* [EXERCISE DIRECTIONS] Repeat every line of the listing below exactly, minus the pictures.

* [STORED DATA]
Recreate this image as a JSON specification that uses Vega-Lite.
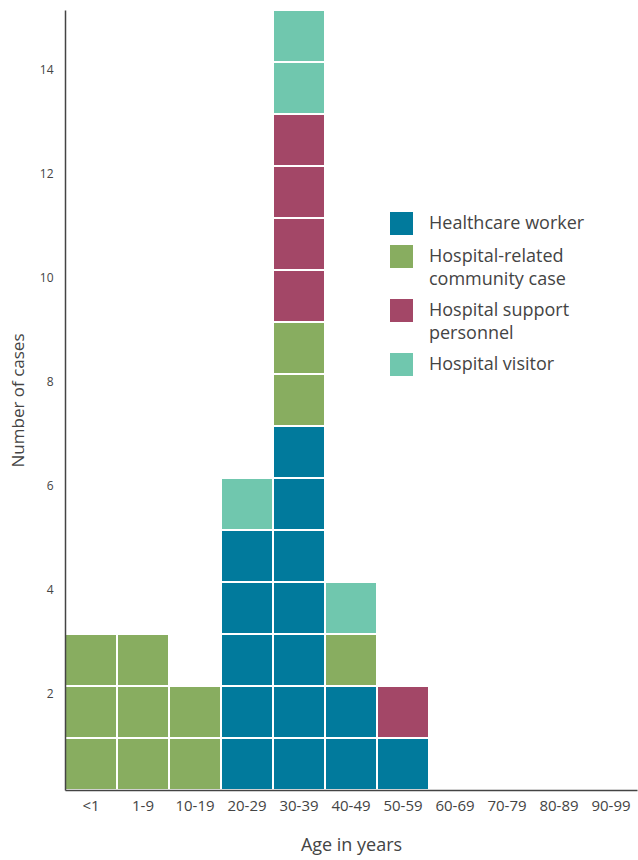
{
  "$schema": "https://vega.github.io/schema/vega-lite/v6.json",
  "width": 572,
  "height": 780,
  "autosize": {"type": "none"},
  "padding": {"left": 65, "top": 10, "right": 1, "bottom": 70},
  "config": {
    "view": {"stroke": null},
    "font": "Open Sans",
    "style": {"guide-label": {"lineHeight": 23}},
    "axis": {"labelColor": "#444", "titleColor": "#444", "titleFontWeight": "normal", "labelFont": "Open Sans", "titleFont": "Open Sans"},
    "legend": {"labelFont": "Open Sans"}
  },
  "datasets": {
    "cases": [
      {"age": "<1", "type": "Hospital-related community case", "ord": 2, "n": 1},
      {"age": "<1", "type": "Hospital-related community case", "ord": 2, "n": 1},
      {"age": "<1", "type": "Hospital-related community case", "ord": 2, "n": 1},
      {"age": "1-9", "type": "Hospital-related community case", "ord": 2, "n": 1},
      {"age": "1-9", "type": "Hospital-related community case", "ord": 2, "n": 1},
      {"age": "1-9", "type": "Hospital-related community case", "ord": 2, "n": 1},
      {"age": "10-19", "type": "Hospital-related community case", "ord": 2, "n": 1},
      {"age": "10-19", "type": "Hospital-related community case", "ord": 2, "n": 1},
      {"age": "20-29", "type": "Healthcare worker", "ord": 1, "n": 1},
      {"age": "20-29", "type": "Healthcare worker", "ord": 1, "n": 1},
      {"age": "20-29", "type": "Healthcare worker", "ord": 1, "n": 1},
      {"age": "20-29", "type": "Healthcare worker", "ord": 1, "n": 1},
      {"age": "20-29", "type": "Healthcare worker", "ord": 1, "n": 1},
      {"age": "20-29", "type": "Hospital visitor", "ord": 4, "n": 1},
      {"age": "30-39", "type": "Healthcare worker", "ord": 1, "n": 1},
      {"age": "30-39", "type": "Healthcare worker", "ord": 1, "n": 1},
      {"age": "30-39", "type": "Healthcare worker", "ord": 1, "n": 1},
      {"age": "30-39", "type": "Healthcare worker", "ord": 1, "n": 1},
      {"age": "30-39", "type": "Healthcare worker", "ord": 1, "n": 1},
      {"age": "30-39", "type": "Healthcare worker", "ord": 1, "n": 1},
      {"age": "30-39", "type": "Healthcare worker", "ord": 1, "n": 1},
      {"age": "30-39", "type": "Hospital-related community case", "ord": 2, "n": 1},
      {"age": "30-39", "type": "Hospital-related community case", "ord": 2, "n": 1},
      {"age": "30-39", "type": "Hospital support personnel", "ord": 3, "n": 1},
      {"age": "30-39", "type": "Hospital support personnel", "ord": 3, "n": 1},
      {"age": "30-39", "type": "Hospital support personnel", "ord": 3, "n": 1},
      {"age": "30-39", "type": "Hospital support personnel", "ord": 3, "n": 1},
      {"age": "30-39", "type": "Hospital visitor", "ord": 4, "n": 1},
      {"age": "30-39", "type": "Hospital visitor", "ord": 4, "n": 1},
      {"age": "40-49", "type": "Healthcare worker", "ord": 1, "n": 1},
      {"age": "40-49", "type": "Healthcare worker", "ord": 1, "n": 1},
      {"age": "40-49", "type": "Hospital-related community case", "ord": 2, "n": 1},
      {"age": "40-49", "type": "Hospital visitor", "ord": 4, "n": 1},
      {"age": "50-59", "type": "Healthcare worker", "ord": 1, "n": 1},
      {"age": "50-59", "type": "Hospital support personnel", "ord": 3, "n": 1}
    ]
  },
  "data": {"name": "cases"},
  "mark": {"type": "bar", "stroke": "white", "strokeWidth": 2},
  "encoding": {
    "x": {
      "field": "age",
      "type": "ordinal",
      "sort": ["<1", "1-9", "10-19", "20-29", "30-39", "40-49", "50-59", "60-69", "70-79", "80-89", "90-99"],
      "scale": {"domain": ["<1", "1-9", "10-19", "20-29", "30-39", "40-49", "50-59", "60-69", "70-79", "80-89", "90-99"], "paddingInner": 0, "paddingOuter": 0},
      "axis": {
        "title": "Age in years",
        "titleFontSize": 18,
        "titlePadding": 23,
        "labelAngle": 0,
        "labelFontSize": 15,
        "labelPadding": 8,
        "ticks": false,
        "domainColor": "#444",
        "domainWidth": 1.5,
        "zindex": 1
      }
    },
    "y": {
      "field": "n",
      "type": "quantitative",
      "aggregate": null,
      "stack": "zero",
      "scale": {"domain": [0, 15], "nice": false},
      "axis": {
        "title": "Number of cases",
        "titleFontSize": 17,
        "titlePadding": 12,
        "values": [2, 4, 6, 8, 10, 12, 14],
        "labelFontSize": 12,
        "labelPadding": 12,
        "labelOffset": 7,
        "ticks": false,
        "grid": false,
        "domainColor": "#444",
        "domainWidth": 1.5,
        "zindex": 1
      }
    },
    "color": {
      "field": "type",
      "type": "nominal",
      "scale": {
        "domain": ["Healthcare worker", "Hospital-related community case", "Hospital support personnel", "Hospital visitor"],
        "range": ["#017A9C", "#88AD60", "#A34767", "#70C7AE"]
      },
      "legend": {
        "title": null,
        "orient": "none",
        "legendX": 325,
        "legendY": 202,
        "symbolType": "square",
        "symbolSize": 529,
        "symbolStrokeWidth": 0,
        "labelFontSize": 18,
        "labelColor": "#444",
        "labelOffset": 16,
        "rowPadding": 10,
        "labelLimit": 300,
        "labelExpr": "datum.label == 'Hospital-related community case' ? ['Hospital-related', 'community case'] : datum.label == 'Hospital support personnel' ? ['Hospital support', 'personnel'] : datum.label"
      }
    },
    "order": {"field": "ord", "type": "quantitative"}
  }
}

* [SOLUTION TO THIS EXERCISE]
Recreate this image as a JSON specification that uses Vega-Lite.
{
  "$schema": "https://vega.github.io/schema/vega-lite/v6.json",
  "width": 572,
  "height": 780,
  "autosize": {"type": "none"},
  "padding": {"left": 65, "top": 10, "right": 1, "bottom": 70},
  "config": {
    "view": {"stroke": null},
    "font": "Open Sans",
    "style": {"guide-label": {"lineHeight": 23}},
    "axis": {"labelColor": "#444", "titleColor": "#444", "titleFontWeight": "normal", "labelFont": "Open Sans", "titleFont": "Open Sans"},
    "legend": {"labelFont": "Open Sans"}
  },
  "datasets": {
    "cases": [
      {"age": "<1", "type": "Hospital-related community case", "ord": 2, "n": 1},
      {"age": "<1", "type": "Hospital-related community case", "ord": 2, "n": 1},
      {"age": "<1", "type": "Hospital-related community case", "ord": 2, "n": 1},
      {"age": "1-9", "type": "Hospital-related community case", "ord": 2, "n": 1},
      {"age": "1-9", "type": "Hospital-related community case", "ord": 2, "n": 1},
      {"age": "1-9", "type": "Hospital-related community case", "ord": 2, "n": 1},
      {"age": "10-19", "type": "Hospital-related community case", "ord": 2, "n": 1},
      {"age": "10-19", "type": "Hospital-related community case", "ord": 2, "n": 1},
      {"age": "20-29", "type": "Healthcare worker", "ord": 1, "n": 1},
      {"age": "20-29", "type": "Healthcare worker", "ord": 1, "n": 1},
      {"age": "20-29", "type": "Healthcare worker", "ord": 1, "n": 1},
      {"age": "20-29", "type": "Healthcare worker", "ord": 1, "n": 1},
      {"age": "20-29", "type": "Healthcare worker", "ord": 1, "n": 1},
      {"age": "20-29", "type": "Hospital visitor", "ord": 4, "n": 1},
      {"age": "30-39", "type": "Healthcare worker", "ord": 1, "n": 1},
      {"age": "30-39", "type": "Healthcare worker", "ord": 1, "n": 1},
      {"age": "30-39", "type": "Healthcare worker", "ord": 1, "n": 1},
      {"age": "30-39", "type": "Healthcare worker", "ord": 1, "n": 1},
      {"age": "30-39", "type": "Healthcare worker", "ord": 1, "n": 1},
      {"age": "30-39", "type": "Healthcare worker", "ord": 1, "n": 1},
      {"age": "30-39", "type": "Healthcare worker", "ord": 1, "n": 1},
      {"age": "30-39", "type": "Hospital-related community case", "ord": 2, "n": 1},
      {"age": "30-39", "type": "Hospital-related community case", "ord": 2, "n": 1},
      {"age": "30-39", "type": "Hospital support personnel", "ord": 3, "n": 1},
      {"age": "30-39", "type": "Hospital support personnel", "ord": 3, "n": 1},
      {"age": "30-39", "type": "Hospital support personnel", "ord": 3, "n": 1},
      {"age": "30-39", "type": "Hospital support personnel", "ord": 3, "n": 1},
      {"age": "30-39", "type": "Hospital visitor", "ord": 4, "n": 1},
      {"age": "30-39", "type": "Hospital visitor", "ord": 4, "n": 1},
      {"age": "40-49", "type": "Healthcare worker", "ord": 1, "n": 1},
      {"age": "40-49", "type": "Healthcare worker", "ord": 1, "n": 1},
      {"age": "40-49", "type": "Hospital-related community case", "ord": 2, "n": 1},
      {"age": "40-49", "type": "Hospital visitor", "ord": 4, "n": 1},
      {"age": "50-59", "type": "Healthcare worker", "ord": 1, "n": 1},
      {"age": "50-59", "type": "Hospital support personnel", "ord": 3, "n": 1}
    ]
  },
  "data": {"name": "cases"},
  "mark": {"type": "bar", "stroke": "white", "strokeWidth": 2},
  "encoding": {
    "x": {
      "field": "age",
      "type": "ordinal",
      "sort": ["<1", "1-9", "10-19", "20-29", "30-39", "40-49", "50-59", "60-69", "70-79", "80-89", "90-99"],
      "scale": {"domain": ["<1", "1-9", "10-19", "20-29", "30-39", "40-49", "50-59", "60-69", "70-79", "80-89", "90-99"], "paddingInner": 0, "paddingOuter": 0},
      "axis": {
        "title": "Age in years",
        "titleFontSize": 18,
        "titlePadding": 23,
        "labelAngle": 0,
        "labelFontSize": 15,
        "labelPadding": 8,
        "ticks": false,
        "domainColor": "#444",
        "domainWidth": 1.5,
        "zindex": 1
      }
    },
    "y": {
      "field": "n",
      "type": "quantitative",
      "aggregate": null,
      "stack": "zero",
      "scale": {"domain": [0, 15], "nice": false},
      "axis": {
        "title": "Number of cases",
        "titleFontSize": 17,
        "titlePadding": 12,
        "values": [2, 4, 6, 8, 10, 12, 14],
        "labelFontSize": 12,
        "labelPadding": 12,
        "labelOffset": 7,
        "ticks": false,
        "grid": false,
        "domainColor": "#444",
        "domainWidth": 1.5,
        "zindex": 1
      }
    },
    "color": {
      "field": "type",
      "type": "nominal",
      "scale": {
        "domain": ["Healthcare worker", "Hospital-related community case", "Hospital support personnel", "Hospital visitor"],
        "range": ["#017A9C", "#88AD60", "#A34767", "#70C7AE"]
      },
      "legend": {
        "title": null,
        "orient": "none",
        "legendX": 325,
        "legendY": 202,
        "symbolType": "square",
        "symbolSize": 529,
        "symbolStrokeWidth": 0,
        "labelFontSize": 18,
        "labelColor": "#444",
        "labelOffset": 16,
        "rowPadding": 10,
        "labelLimit": 300,
        "labelExpr": "datum.label == 'Hospital-related community case' ? ['Hospital-related', 'community case'] : datum.label == 'Hospital support personnel' ? ['Hospital support', 'personnel'] : datum.label"
      }
    },
    "order": {"field": "ord", "type": "quantitative"}
  }
}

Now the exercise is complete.